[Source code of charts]
☆ ☆ ☆

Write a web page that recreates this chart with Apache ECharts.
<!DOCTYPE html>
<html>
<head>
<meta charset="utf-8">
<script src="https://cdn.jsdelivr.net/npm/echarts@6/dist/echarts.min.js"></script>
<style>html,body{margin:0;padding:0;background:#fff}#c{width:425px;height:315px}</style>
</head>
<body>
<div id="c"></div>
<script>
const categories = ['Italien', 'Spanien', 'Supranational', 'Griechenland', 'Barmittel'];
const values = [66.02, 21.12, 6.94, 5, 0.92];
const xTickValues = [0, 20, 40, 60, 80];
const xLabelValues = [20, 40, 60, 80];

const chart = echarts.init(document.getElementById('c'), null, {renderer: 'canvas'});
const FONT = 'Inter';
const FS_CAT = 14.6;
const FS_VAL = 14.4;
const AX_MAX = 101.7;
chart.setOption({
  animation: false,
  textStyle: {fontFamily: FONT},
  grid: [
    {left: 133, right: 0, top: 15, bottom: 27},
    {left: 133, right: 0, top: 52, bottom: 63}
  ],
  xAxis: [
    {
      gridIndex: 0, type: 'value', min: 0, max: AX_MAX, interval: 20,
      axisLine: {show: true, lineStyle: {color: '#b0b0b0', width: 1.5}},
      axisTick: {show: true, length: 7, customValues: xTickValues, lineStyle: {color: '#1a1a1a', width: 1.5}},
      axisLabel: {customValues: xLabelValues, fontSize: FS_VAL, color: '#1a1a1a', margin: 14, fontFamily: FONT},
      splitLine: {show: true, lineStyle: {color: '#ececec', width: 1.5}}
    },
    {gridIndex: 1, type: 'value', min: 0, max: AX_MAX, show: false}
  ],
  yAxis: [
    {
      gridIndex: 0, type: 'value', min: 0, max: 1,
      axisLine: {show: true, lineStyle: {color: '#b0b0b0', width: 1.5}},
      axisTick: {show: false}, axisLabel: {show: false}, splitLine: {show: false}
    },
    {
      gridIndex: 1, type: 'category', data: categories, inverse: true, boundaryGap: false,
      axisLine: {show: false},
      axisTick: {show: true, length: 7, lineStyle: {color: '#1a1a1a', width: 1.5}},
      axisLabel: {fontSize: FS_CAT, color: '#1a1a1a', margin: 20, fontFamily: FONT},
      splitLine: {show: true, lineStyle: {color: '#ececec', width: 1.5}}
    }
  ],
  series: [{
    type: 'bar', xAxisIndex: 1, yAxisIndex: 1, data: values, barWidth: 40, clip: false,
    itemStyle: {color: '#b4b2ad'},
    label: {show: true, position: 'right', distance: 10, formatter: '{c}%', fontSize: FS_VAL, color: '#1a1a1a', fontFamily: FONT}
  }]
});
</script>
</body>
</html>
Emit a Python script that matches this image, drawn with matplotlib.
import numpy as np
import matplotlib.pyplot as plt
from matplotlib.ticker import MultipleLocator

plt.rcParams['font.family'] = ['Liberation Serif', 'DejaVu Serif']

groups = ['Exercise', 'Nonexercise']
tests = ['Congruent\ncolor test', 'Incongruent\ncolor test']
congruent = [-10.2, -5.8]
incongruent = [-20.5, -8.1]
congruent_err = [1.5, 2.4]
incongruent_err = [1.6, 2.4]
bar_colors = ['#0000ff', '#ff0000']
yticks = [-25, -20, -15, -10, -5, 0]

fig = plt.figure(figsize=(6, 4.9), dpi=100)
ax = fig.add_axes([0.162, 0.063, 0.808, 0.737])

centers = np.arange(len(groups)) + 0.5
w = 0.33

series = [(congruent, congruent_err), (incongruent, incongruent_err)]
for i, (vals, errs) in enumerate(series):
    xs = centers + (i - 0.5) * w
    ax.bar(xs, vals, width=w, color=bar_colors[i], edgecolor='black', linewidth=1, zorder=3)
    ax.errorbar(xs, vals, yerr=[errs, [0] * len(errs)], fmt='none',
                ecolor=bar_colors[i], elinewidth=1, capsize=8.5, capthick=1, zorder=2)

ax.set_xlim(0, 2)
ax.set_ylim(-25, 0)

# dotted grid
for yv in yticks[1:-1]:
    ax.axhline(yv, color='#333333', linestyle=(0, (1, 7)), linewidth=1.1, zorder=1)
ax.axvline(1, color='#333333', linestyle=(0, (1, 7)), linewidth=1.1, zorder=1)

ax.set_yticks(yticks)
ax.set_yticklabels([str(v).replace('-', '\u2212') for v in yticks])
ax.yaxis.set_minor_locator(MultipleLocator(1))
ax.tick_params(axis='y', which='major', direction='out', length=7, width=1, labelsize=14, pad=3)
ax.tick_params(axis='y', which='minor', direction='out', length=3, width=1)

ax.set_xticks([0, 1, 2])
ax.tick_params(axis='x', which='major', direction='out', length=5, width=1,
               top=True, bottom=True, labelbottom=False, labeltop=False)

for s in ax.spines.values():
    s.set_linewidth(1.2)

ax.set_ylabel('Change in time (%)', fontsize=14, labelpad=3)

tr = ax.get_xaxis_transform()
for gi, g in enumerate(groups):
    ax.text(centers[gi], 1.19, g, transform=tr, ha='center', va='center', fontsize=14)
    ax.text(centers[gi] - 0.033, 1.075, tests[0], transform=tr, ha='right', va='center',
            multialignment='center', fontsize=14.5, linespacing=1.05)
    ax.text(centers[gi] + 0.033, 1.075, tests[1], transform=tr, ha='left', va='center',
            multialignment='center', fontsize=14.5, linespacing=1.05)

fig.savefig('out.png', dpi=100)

☆ ☆ ☆

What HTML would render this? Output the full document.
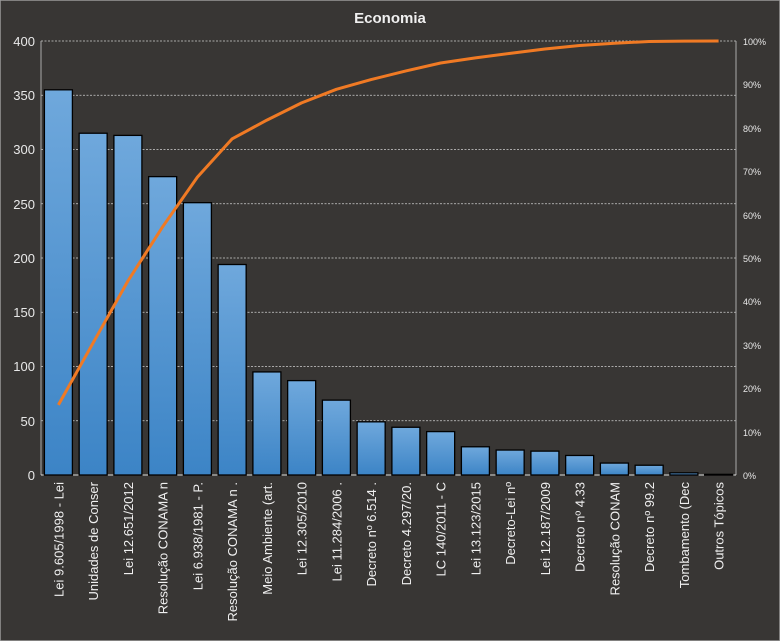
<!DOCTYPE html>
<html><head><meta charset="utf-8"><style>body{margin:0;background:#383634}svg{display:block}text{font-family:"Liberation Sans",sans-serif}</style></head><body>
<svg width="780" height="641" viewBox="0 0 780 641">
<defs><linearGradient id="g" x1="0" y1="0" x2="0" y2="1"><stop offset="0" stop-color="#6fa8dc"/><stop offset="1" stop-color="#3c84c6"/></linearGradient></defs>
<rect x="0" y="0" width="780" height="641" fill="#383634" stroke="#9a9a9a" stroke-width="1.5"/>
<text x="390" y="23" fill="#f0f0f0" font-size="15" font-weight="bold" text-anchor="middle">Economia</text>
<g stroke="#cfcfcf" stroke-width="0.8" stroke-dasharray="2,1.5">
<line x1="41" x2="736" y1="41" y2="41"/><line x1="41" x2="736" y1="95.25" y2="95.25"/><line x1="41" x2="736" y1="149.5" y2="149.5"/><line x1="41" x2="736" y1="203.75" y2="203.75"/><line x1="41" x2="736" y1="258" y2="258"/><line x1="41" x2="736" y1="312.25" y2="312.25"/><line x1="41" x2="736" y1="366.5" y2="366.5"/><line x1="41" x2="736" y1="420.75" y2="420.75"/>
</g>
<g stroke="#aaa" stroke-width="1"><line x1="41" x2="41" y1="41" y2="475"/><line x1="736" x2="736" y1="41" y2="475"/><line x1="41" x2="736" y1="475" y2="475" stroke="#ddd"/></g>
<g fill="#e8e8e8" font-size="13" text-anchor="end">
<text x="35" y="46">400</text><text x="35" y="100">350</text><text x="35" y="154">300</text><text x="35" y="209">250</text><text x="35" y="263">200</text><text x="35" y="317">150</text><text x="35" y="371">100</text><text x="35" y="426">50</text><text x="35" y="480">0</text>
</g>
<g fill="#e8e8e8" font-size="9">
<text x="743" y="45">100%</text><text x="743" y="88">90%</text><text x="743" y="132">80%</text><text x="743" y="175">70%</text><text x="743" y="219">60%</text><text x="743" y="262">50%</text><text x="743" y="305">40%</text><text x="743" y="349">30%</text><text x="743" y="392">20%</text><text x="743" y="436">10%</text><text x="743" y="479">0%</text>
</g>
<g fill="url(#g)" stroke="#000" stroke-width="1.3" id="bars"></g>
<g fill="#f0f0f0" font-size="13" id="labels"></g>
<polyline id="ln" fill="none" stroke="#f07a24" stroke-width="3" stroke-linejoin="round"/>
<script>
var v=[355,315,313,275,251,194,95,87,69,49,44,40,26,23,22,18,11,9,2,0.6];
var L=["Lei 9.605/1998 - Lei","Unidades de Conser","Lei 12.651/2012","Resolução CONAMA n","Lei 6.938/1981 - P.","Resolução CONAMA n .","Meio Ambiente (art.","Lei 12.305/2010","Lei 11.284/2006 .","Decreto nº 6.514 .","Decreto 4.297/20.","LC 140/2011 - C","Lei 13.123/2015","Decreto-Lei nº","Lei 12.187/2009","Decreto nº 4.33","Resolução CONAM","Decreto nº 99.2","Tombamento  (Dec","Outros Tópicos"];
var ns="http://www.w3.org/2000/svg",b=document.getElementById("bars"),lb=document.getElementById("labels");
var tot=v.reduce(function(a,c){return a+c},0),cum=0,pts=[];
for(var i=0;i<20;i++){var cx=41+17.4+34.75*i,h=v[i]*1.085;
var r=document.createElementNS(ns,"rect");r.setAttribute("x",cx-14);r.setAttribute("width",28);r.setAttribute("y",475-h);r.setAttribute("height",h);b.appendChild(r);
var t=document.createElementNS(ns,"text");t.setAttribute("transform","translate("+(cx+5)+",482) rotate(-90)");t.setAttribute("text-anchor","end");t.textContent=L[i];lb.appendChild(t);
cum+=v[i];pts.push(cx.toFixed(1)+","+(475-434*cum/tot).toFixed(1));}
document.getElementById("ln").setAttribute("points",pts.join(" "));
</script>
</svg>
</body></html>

☆ ☆ ☆

Select every line above that contains the word "matplotlib", and copy it.

» Correct response
Emit a Python script that matches this image, drawn with matplotlib.
import matplotlib.pyplot as plt
from matplotlib.ticker import MultipleLocator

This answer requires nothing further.